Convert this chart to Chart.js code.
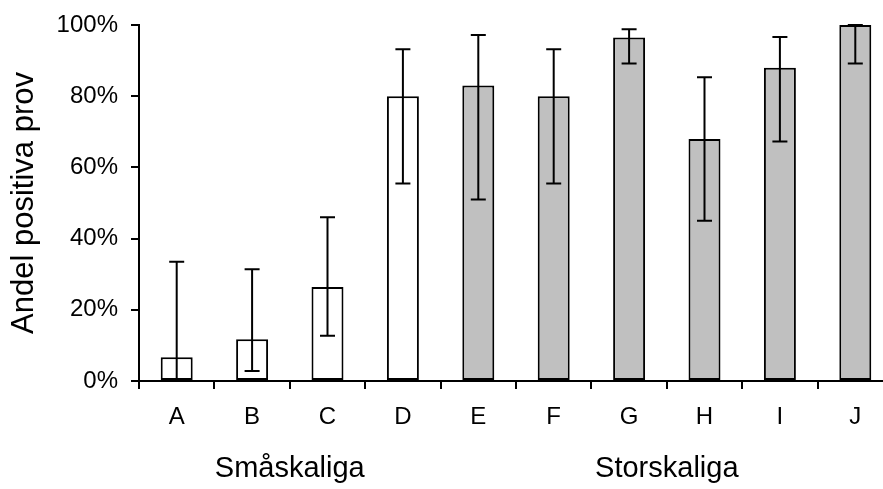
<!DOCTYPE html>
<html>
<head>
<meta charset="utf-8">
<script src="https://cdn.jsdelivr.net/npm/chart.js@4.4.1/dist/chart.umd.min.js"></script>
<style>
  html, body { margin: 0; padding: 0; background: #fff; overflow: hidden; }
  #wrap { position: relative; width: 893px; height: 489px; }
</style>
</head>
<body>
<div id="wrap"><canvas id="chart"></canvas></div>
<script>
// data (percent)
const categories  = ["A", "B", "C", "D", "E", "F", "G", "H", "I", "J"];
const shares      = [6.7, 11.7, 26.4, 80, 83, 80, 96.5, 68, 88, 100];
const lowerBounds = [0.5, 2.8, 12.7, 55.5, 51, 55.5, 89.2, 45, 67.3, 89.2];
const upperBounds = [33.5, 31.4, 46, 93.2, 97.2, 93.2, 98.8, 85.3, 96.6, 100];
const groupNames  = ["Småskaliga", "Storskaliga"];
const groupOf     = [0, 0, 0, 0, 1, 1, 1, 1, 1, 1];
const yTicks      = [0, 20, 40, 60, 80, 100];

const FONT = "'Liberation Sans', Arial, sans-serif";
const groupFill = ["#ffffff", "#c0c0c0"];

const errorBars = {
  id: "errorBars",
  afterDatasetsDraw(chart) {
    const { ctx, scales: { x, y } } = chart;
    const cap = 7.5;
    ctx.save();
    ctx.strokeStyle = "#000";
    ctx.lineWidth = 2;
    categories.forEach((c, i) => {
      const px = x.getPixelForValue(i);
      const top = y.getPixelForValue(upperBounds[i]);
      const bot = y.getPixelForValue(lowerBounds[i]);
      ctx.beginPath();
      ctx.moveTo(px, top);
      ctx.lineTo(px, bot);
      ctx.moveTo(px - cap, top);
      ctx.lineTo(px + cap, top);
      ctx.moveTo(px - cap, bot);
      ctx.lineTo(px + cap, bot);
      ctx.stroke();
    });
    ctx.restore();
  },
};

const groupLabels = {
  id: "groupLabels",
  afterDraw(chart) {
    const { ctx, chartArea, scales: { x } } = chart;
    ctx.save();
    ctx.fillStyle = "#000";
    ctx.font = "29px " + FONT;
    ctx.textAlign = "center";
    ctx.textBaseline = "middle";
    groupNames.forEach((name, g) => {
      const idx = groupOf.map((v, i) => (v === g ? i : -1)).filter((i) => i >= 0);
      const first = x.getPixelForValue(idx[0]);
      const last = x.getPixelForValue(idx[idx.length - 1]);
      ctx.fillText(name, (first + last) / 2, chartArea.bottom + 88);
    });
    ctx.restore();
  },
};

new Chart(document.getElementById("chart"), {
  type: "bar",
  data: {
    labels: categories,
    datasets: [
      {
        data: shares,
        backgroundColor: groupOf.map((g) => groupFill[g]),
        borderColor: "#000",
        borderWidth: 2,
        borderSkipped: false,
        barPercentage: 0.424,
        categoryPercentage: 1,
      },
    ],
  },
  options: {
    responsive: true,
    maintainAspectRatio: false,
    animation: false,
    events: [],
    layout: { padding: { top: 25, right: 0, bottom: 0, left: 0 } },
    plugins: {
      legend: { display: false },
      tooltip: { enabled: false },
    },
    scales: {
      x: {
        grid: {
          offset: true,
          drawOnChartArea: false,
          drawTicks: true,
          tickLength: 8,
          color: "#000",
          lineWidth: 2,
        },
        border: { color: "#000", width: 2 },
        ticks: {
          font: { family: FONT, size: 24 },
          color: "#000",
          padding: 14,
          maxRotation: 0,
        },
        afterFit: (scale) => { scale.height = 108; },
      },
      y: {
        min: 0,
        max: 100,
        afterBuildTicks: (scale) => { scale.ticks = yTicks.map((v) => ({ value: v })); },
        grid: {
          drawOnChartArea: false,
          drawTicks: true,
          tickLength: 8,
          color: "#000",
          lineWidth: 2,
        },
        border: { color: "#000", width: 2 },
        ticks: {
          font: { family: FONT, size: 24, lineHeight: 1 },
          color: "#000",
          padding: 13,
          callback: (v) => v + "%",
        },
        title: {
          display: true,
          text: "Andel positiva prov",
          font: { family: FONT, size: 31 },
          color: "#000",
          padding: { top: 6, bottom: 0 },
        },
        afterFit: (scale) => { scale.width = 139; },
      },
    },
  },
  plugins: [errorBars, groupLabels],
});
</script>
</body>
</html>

____________________

§ **STATED GOAL**:
The data above needs to be retyped exactly, with the images left out.

§ **EXERCISE ANSWER**:
Convert this chart to Chart.js code.
<!DOCTYPE html>
<html>
<head>
<meta charset="utf-8">
<script src="https://cdn.jsdelivr.net/npm/chart.js@4.4.1/dist/chart.umd.min.js"></script>
<style>
  html, body { margin: 0; padding: 0; background: #fff; overflow: hidden; }
  #wrap { position: relative; width: 893px; height: 489px; }
</style>
</head>
<body>
<div id="wrap"><canvas id="chart"></canvas></div>
<script>
// data (percent)
const categories  = ["A", "B", "C", "D", "E", "F", "G", "H", "I", "J"];
const shares      = [6.7, 11.7, 26.4, 80, 83, 80, 96.5, 68, 88, 100];
const lowerBounds = [0.5, 2.8, 12.7, 55.5, 51, 55.5, 89.2, 45, 67.3, 89.2];
const upperBounds = [33.5, 31.4, 46, 93.2, 97.2, 93.2, 98.8, 85.3, 96.6, 100];
const groupNames  = ["Småskaliga", "Storskaliga"];
const groupOf     = [0, 0, 0, 0, 1, 1, 1, 1, 1, 1];
const yTicks      = [0, 20, 40, 60, 80, 100];

const FONT = "'Liberation Sans', Arial, sans-serif";
const groupFill = ["#ffffff", "#c0c0c0"];

const errorBars = {
  id: "errorBars",
  afterDatasetsDraw(chart) {
    const { ctx, scales: { x, y } } = chart;
    const cap = 7.5;
    ctx.save();
    ctx.strokeStyle = "#000";
    ctx.lineWidth = 2;
    categories.forEach((c, i) => {
      const px = x.getPixelForValue(i);
      const top = y.getPixelForValue(upperBounds[i]);
      const bot = y.getPixelForValue(lowerBounds[i]);
      ctx.beginPath();
      ctx.moveTo(px, top);
      ctx.lineTo(px, bot);
      ctx.moveTo(px - cap, top);
      ctx.lineTo(px + cap, top);
      ctx.moveTo(px - cap, bot);
      ctx.lineTo(px + cap, bot);
      ctx.stroke();
    });
    ctx.restore();
  },
};

const groupLabels = {
  id: "groupLabels",
  afterDraw(chart) {
    const { ctx, chartArea, scales: { x } } = chart;
    ctx.save();
    ctx.fillStyle = "#000";
    ctx.font = "29px " + FONT;
    ctx.textAlign = "center";
    ctx.textBaseline = "middle";
    groupNames.forEach((name, g) => {
      const idx = groupOf.map((v, i) => (v === g ? i : -1)).filter((i) => i >= 0);
      const first = x.getPixelForValue(idx[0]);
      const last = x.getPixelForValue(idx[idx.length - 1]);
      ctx.fillText(name, (first + last) / 2, chartArea.bottom + 88);
    });
    ctx.restore();
  },
};

new Chart(document.getElementById("chart"), {
  type: "bar",
  data: {
    labels: categories,
    datasets: [
      {
        data: shares,
        backgroundColor: groupOf.map((g) => groupFill[g]),
        borderColor: "#000",
        borderWidth: 2,
        borderSkipped: false,
        barPercentage: 0.424,
        categoryPercentage: 1,
      },
    ],
  },
  options: {
    responsive: true,
    maintainAspectRatio: false,
    animation: false,
    events: [],
    layout: { padding: { top: 25, right: 0, bottom: 0, left: 0 } },
    plugins: {
      legend: { display: false },
      tooltip: { enabled: false },
    },
    scales: {
      x: {
        grid: {
          offset: true,
          drawOnChartArea: false,
          drawTicks: true,
          tickLength: 8,
          color: "#000",
          lineWidth: 2,
        },
        border: { color: "#000", width: 2 },
        ticks: {
          font: { family: FONT, size: 24 },
          color: "#000",
          padding: 14,
          maxRotation: 0,
        },
        afterFit: (scale) => { scale.height = 108; },
      },
      y: {
        min: 0,
        max: 100,
        afterBuildTicks: (scale) => { scale.ticks = yTicks.map((v) => ({ value: v })); },
        grid: {
          drawOnChartArea: false,
          drawTicks: true,
          tickLength: 8,
          color: "#000",
          lineWidth: 2,
        },
        border: { color: "#000", width: 2 },
        ticks: {
          font: { family: FONT, size: 24, lineHeight: 1 },
          color: "#000",
          padding: 13,
          callback: (v) => v + "%",
        },
        title: {
          display: true,
          text: "Andel positiva prov",
          font: { family: FONT, size: 31 },
          color: "#000",
          padding: { top: 6, bottom: 0 },
        },
        afterFit: (scale) => { scale.width = 139; },
      },
    },
  },
  plugins: [errorBars, groupLabels],
});
</script>
</body>
</html>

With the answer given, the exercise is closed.